Comment by qoez

4 days ago

Makes no sense since they should have checkpoints earlier in the run that they could restart from and they should have regular checks that keep track if a model has exploded etc.

I didn't read "major failed training run" as in "the process crashed and we lost all data" but more like "After spending N weeks on training, we still didn't achieve our target(s)", which could be considered "failing" as well.

  • They could have done what Lightricks did with LTX-1 - build almost embarrassingly small models in the open and iteratively improve from learning.

    LTX's first model felt two years behind SOTA when it launched, but they viewed it as a success and kept going.

    The investment initially is low and can scale with confidence.

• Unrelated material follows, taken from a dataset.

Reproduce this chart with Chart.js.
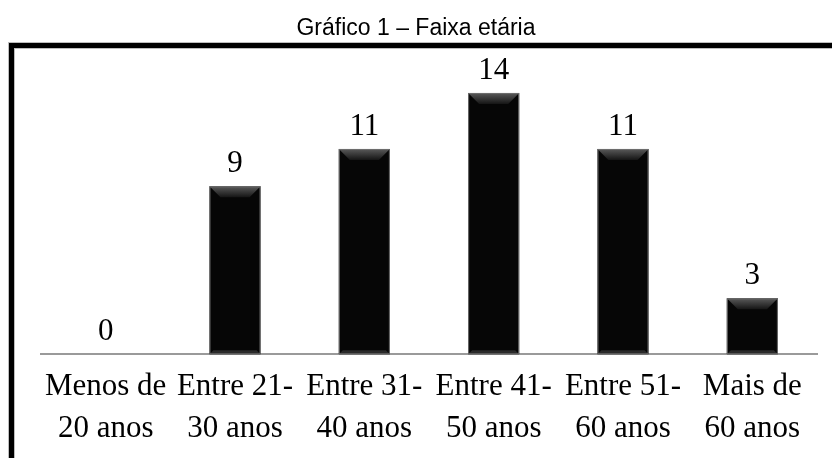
<!DOCTYPE html>
<html lang="pt">
<head>
<meta charset="utf-8">
<title>Gráfico 1 – Faixa etária</title>
<script src="https://cdn.jsdelivr.net/npm/chart.js@4/dist/chart.umd.min.js"></script>
<style>
  html, body { margin: 0; padding: 0; background: #fff; }
  #wrap { width: 832px; height: 458px; }
</style>
</head>
<body>
<div id="wrap"><canvas id="faixa-chart"></canvas></div>
<script>
const categories = [
  ['Menos de', '20 anos'],
  ['Entre 21-', '30 anos'],
  ['Entre 31-', '40 anos'],
  ['Entre 41-', '50 anos'],
  ['Entre 51-', '60 anos'],
  ['Mais de', '60 anos']
];
const respondents = [0, 9, 11, 14, 11, 3];
const chartTitle = 'Gráfico 1 – Faixa etária';

document.addEventListener('DOMContentLoaded', function() {
  const ctx = document.getElementById('faixa-chart').getContext('2d');

  // black frame (left + top edge), like the boxed chart in the document
  const framePlugin = {
    id: 'frame',
    afterDraw(chart) {
      const c = chart.ctx;
      c.save();
      c.strokeStyle = '#bdbdbd';
      c.lineWidth = 7;
      c.beginPath();
      c.moveTo(11.5, 470);
      c.lineTo(11.5, 45.5);
      c.lineTo(850, 45.5);
      c.stroke();
      c.strokeStyle = '#000';
      c.lineWidth = 5;
      c.stroke();
      c.restore();
    }
  };

  // bevel on top of each bar + value labels
  const barExtras = {
    id: 'barExtras',
    afterDatasetsDraw(chart) {
      const c = chart.ctx;
      const meta = chart.getDatasetMeta(0);
      meta.data.forEach(function(bar, i) {
        const left = bar.x - bar.width / 2;
        const right = bar.x + bar.width / 2;
        const h = bar.base - bar.y;
        c.save();
        if (h > 0) {
          const bev = Math.min(11, h / 2);
          const grad = c.createLinearGradient(0, bar.y, 0, bar.y + bev);
          grad.addColorStop(0, '#5a5a5a');
          grad.addColorStop(1, '#151515');
          c.fillStyle = grad;
          c.beginPath();
          c.moveTo(left, bar.y);
          c.lineTo(right, bar.y);
          c.lineTo(right - bev, bar.y + bev);
          c.lineTo(left + bev, bar.y + bev);
          c.closePath();
          c.fill();
          // bottom bevel
          c.fillStyle = '#2a2a2a';
          c.beginPath();
          c.moveTo(left, bar.base);
          c.lineTo(right, bar.base);
          c.lineTo(right - 4, bar.base - 4);
          c.lineTo(left + 4, bar.base - 4);
          c.closePath();
          c.fill();
          c.strokeStyle = '#6e6e6e';
          c.lineWidth = 1;
          c.strokeRect(left + 0.5, bar.y + 0.5, bar.width - 1, h - 1);
        }
        c.fillStyle = '#000';
        c.font = '31px "Liberation Serif", "Times New Roman", serif';
        c.textAlign = 'center';
        c.textBaseline = 'alphabetic';
        c.fillText(String(respondents[i]), bar.x, bar.y - 14);
        c.restore();
      });
    }
  };

  new Chart(ctx, {
    type: 'bar',
    data: {
      labels: categories,
      datasets: [{
        label: 'Respondentes',
        data: respondents,
        backgroundColor: '#060606',
        borderWidth: 0,
        barPercentage: 0.395,
        categoryPercentage: 1
      }]
    },
    options: {
      responsive: true,
      maintainAspectRatio: false,
      animation: false,
      layout: {
        padding: { left: 15, right: 15, top: 0, bottom: -4 }
      },
      plugins: {
        legend: { display: false },
        tooltip: { enabled: false },
        title: {
          display: true,
          text: chartTitle,
          color: '#000',
          font: { family: '"Liberation Sans", Arial, sans-serif', size: 23, weight: 'normal', lineHeight: 1.2 },
          padding: { top: 15, bottom: 13 }
        }
      },
      scales: {
        x: {
          grid: { display: false, drawTicks: false },
          border: { display: true, color: '#9a9a9a', width: 2 },
          ticks: {
            color: '#000',
            padding: 12,
            maxRotation: 0,
            autoSkip: false,
            font: { family: '"Liberation Serif", "Times New Roman", serif', size: 31, lineHeight: 1.35 }
          }
        },
        y: {
          // hidden axis, only used to keep the left margin of the plot
          display: true,
          min: 0,
          max: 16,
          grid: { display: false, drawTicks: false },
          border: { display: false },
          ticks: { display: false },
          afterFit(scale) {
            scale.width = 26;
          }
        }
      }
    },
    plugins: [framePlugin, barExtras]
  });
});
</script>
</body>
</html>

    BFL goes radio silent and then drops stuff. Now they're dropping stuff that is clearly middle of the pack.

    • Going from launching SOTA models to launching "embarrassingly small models" isn't something investors generally are into, specially when you're thinking about what training runs to launch and their parameters. And since BFL has investors, they have to make choices that try to maximize ROI for investors rather than the community at large, so this is hardly surprising.

There's always a possibility that something implicit to the early model structure causes it to explode later, even if it's a well known, otherwise stable architecture, and you do everything right. A cosmic bit flip at the start of a training run can cascade into subtle instability and eventual total failure, and part of the hard decision making they have to do includes knowing when to start over.

I'd take it with a grain of salt; these people are chainsaw jugglers and know what they're doing, so any sort of major hiccup was probably planned for. They'd have plan b and c, at a minimum, and be ready to switch - the work isn't deterministic, so you have to be ready for failures. (If you sense an imminent failure, don't grab the spinny part of the chainsaw, let it fall and move on.)